Social justice identity politics are similar to ‘the Socratic method,’ writer claims
A writer at The Washington Post has made the case that, quite apart from the public image painted by student mobs, ruthless ideological conformity and paranoid identity politics, campus social justice warriors are in fact “the true defenders of free speech.”
“[I]n important ways,” University of New Brunswick professor Matthew Sears writes, “the social justice approach — which emphasizes the dynamics of power and oppression — that many fear has taken over the humanities and social sciences at its best is actually an improvement over the ‘disinterested pursuit of truth’ and more in line with the Socratic method.”

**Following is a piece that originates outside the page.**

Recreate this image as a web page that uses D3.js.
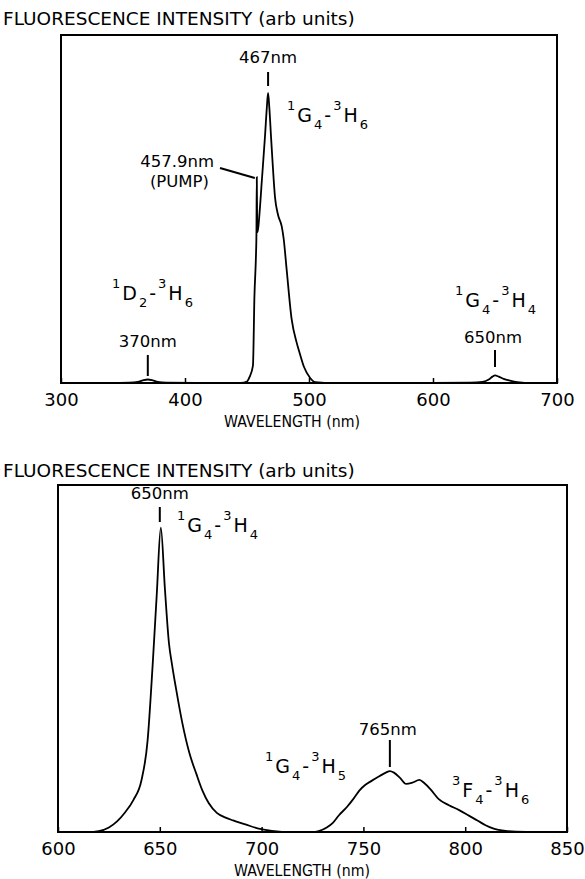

“In fact,” Sears adds, “rather than constituting an attack on knowledge, the social justice lens reflects new ideas generated by academic disciplines and experts within them, and generally encourages expanding our knowledge and opening up subjects to new perspectives, much like Socrates advocated.”
As Sears notes, Socrates is known as “the paragon of open debate,” a man who “engaged in vigorous discussion with some of the most influential political and educational figures in Athens, usually to demonstrate that even the wisest figures in society did not know nearly as much as they thought they did:”
Socrates’s questioning of the powerful made these leaders so uncomfortable that they eventually used trumped-up charges of corrupting the youth to execute him, making him a martyr for free speech and open debate that many exalt today.
The “Socratic method,” however, was far more than simply debate. Philosophers call Socrates’s habit of challenging assumptions “dialectic,” which is best understood as “cross-examination.” Like a good lawyer, Socrates picked apart the positions of his conversation partners by careful questions, until even the most self-evident propositions were shown to be based on nothing and his interlocutors were left scratching their heads.
Even if Socrates regularly humiliated his sparring partners, his method of dialectic did not consist of mere ridicule or dismissal of the opinions of others. Rather, he sought out the most renowned experts on any given topic, took their ideas seriously, and proceeded to show where the ideas were lacking.
This, Sears claims, is the vein in which modern social justice warriors operate: “Critical theories about race, gender and sexuality are not undermining education. Rather, they complicate and expand our understanding of familiar topics, including those in my own field of classics like ancient Roman imperialism and the nature of Greek homosexuality.”